### Aim
In the entries below, print exactly the lines from the first through the one with "annotation_clip=False, zorder=4)", both included, and none of the pictures.

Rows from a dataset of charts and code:
◇ ◇ ◇
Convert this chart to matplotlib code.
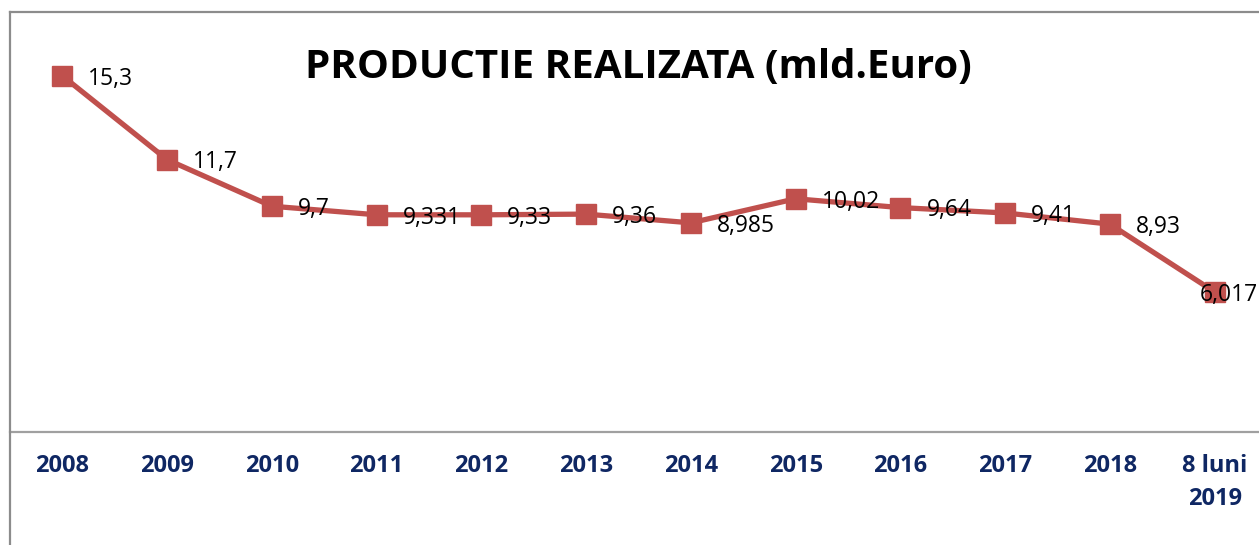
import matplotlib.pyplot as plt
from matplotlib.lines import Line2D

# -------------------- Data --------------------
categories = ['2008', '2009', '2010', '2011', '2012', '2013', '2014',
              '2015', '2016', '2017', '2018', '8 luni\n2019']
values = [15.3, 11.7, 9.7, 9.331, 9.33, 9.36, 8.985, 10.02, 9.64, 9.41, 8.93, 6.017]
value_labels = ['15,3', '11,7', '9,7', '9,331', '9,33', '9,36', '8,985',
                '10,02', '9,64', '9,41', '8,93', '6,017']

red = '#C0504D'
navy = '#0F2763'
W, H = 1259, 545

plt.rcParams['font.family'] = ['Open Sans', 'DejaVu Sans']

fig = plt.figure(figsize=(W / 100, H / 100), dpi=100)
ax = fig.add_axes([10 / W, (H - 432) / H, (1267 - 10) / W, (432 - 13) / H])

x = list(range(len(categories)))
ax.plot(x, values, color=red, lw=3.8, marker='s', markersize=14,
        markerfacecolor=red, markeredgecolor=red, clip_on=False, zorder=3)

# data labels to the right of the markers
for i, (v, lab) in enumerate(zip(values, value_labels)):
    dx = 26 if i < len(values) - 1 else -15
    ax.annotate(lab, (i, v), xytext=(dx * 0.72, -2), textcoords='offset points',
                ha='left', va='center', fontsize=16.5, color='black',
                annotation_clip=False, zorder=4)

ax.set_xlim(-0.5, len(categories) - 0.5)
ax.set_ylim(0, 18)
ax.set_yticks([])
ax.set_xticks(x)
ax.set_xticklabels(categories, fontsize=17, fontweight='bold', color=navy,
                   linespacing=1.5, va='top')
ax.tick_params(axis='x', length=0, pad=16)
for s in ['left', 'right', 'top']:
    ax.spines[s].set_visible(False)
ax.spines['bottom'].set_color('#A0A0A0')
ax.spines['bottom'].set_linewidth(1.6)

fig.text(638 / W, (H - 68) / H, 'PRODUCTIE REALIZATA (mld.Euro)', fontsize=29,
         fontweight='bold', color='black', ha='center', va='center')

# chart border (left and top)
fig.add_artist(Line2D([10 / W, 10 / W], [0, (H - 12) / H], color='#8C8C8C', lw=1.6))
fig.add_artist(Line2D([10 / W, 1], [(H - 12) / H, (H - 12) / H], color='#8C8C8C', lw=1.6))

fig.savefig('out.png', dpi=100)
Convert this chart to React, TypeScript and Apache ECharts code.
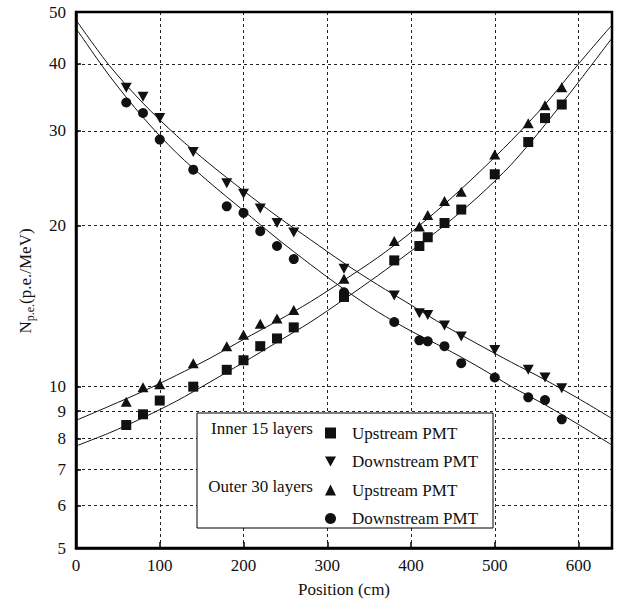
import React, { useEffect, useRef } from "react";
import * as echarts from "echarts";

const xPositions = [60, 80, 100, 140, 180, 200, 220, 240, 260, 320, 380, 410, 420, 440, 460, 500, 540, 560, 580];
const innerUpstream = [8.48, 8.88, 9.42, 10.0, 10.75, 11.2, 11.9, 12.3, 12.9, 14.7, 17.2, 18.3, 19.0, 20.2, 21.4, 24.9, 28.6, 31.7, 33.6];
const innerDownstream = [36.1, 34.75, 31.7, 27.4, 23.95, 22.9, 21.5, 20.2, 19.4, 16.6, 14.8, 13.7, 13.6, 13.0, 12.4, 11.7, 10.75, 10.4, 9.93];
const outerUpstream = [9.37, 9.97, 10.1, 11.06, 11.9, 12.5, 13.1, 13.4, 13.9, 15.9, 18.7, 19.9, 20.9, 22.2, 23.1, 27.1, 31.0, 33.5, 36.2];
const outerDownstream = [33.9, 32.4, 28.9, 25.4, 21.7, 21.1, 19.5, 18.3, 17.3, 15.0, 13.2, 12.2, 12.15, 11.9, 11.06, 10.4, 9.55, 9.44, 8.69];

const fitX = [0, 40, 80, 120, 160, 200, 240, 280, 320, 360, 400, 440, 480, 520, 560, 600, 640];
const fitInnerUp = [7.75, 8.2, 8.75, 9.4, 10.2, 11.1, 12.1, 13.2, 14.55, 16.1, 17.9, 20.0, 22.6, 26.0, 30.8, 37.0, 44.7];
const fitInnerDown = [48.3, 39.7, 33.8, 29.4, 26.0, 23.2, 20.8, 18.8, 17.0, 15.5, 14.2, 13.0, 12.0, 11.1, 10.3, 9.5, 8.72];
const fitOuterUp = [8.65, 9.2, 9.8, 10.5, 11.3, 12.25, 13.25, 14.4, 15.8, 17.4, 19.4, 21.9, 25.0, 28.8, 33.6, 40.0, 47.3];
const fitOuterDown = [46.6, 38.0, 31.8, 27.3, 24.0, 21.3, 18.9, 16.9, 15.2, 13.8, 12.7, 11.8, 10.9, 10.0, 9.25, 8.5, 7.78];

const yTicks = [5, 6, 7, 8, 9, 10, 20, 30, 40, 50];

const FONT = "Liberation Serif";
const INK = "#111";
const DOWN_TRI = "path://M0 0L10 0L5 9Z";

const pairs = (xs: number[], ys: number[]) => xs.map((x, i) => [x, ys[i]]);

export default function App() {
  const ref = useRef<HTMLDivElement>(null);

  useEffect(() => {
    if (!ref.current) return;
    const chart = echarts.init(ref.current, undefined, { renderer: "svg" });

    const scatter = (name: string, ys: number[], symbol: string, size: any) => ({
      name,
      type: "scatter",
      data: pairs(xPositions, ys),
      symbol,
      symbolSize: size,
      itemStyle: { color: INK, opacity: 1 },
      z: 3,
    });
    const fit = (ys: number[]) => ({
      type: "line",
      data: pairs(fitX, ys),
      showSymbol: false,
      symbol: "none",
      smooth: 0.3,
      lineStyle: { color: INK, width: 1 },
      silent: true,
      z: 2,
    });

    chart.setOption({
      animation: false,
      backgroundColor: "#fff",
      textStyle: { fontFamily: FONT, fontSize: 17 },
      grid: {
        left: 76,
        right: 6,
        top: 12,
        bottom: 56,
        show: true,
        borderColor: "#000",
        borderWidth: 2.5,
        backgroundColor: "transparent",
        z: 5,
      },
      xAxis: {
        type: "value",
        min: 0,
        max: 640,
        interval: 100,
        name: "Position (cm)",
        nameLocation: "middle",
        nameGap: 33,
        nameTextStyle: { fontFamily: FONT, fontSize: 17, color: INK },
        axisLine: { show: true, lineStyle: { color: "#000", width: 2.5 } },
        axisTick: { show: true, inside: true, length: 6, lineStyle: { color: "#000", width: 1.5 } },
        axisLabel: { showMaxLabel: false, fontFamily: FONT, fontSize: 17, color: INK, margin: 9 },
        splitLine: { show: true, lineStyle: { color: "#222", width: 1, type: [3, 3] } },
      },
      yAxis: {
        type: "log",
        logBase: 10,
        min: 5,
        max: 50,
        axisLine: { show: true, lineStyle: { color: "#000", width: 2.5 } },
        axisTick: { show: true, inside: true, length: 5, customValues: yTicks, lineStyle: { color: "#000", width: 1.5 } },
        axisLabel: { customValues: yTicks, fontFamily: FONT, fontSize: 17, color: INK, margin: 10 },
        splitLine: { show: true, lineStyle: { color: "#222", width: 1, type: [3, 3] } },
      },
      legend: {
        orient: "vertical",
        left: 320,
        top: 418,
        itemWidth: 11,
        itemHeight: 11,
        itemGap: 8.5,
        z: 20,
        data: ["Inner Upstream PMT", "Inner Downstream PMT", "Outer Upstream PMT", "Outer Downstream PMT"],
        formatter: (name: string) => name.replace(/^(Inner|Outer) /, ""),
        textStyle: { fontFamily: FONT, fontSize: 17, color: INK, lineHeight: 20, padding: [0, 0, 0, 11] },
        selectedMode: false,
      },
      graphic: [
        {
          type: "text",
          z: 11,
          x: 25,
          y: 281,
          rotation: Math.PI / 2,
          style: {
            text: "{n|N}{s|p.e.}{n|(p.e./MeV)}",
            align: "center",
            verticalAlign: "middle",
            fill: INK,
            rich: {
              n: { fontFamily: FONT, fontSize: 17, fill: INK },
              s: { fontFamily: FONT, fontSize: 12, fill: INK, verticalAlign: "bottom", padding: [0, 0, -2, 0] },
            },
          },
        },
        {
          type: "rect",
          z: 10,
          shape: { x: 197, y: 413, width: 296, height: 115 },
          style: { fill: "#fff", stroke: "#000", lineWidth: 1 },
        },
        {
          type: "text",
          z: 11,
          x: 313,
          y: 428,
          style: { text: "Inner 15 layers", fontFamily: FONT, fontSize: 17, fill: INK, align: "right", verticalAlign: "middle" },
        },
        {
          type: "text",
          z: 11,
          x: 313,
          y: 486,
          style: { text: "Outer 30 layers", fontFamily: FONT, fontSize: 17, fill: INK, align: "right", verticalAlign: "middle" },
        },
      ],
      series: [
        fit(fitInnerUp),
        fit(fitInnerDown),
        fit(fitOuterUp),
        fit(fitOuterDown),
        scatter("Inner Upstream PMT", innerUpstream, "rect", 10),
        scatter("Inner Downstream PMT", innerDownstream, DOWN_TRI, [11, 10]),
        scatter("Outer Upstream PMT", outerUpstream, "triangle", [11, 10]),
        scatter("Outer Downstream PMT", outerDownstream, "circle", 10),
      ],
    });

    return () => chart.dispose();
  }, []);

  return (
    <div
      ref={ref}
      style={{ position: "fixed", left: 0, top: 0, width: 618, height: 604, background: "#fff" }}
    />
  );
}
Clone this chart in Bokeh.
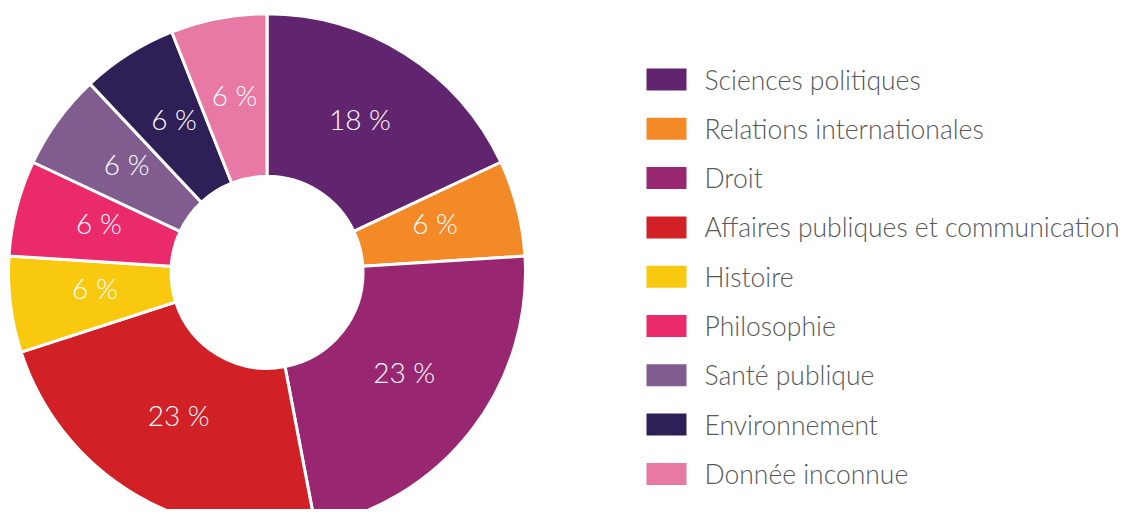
◇ ◇ ◇
### The answer
Convert this chart to matplotlib code.
import matplotlib.pyplot as plt
from matplotlib.lines import Line2D

# -------------------- Data --------------------
categories = ['2008', '2009', '2010', '2011', '2012', '2013', '2014',
              '2015', '2016', '2017', '2018', '8 luni\n2019']
values = [15.3, 11.7, 9.7, 9.331, 9.33, 9.36, 8.985, 10.02, 9.64, 9.41, 8.93, 6.017]
value_labels = ['15,3', '11,7', '9,7', '9,331', '9,33', '9,36', '8,985',
                '10,02', '9,64', '9,41', '8,93', '6,017']

red = '#C0504D'
navy = '#0F2763'
W, H = 1259, 545

plt.rcParams['font.family'] = ['Open Sans', 'DejaVu Sans']

fig = plt.figure(figsize=(W / 100, H / 100), dpi=100)
ax = fig.add_axes([10 / W, (H - 432) / H, (1267 - 10) / W, (432 - 13) / H])

x = list(range(len(categories)))
ax.plot(x, values, color=red, lw=3.8, marker='s', markersize=14,
        markerfacecolor=red, markeredgecolor=red, clip_on=False, zorder=3)

# data labels to the right of the markers
for i, (v, lab) in enumerate(zip(values, value_labels)):
    dx = 26 if i < len(values) - 1 else -15
    ax.annotate(lab, (i, v), xytext=(dx * 0.72, -2), textcoords='offset points',
                ha='left', va='center', fontsize=16.5, color='black',
                annotation_clip=False, zorder=4)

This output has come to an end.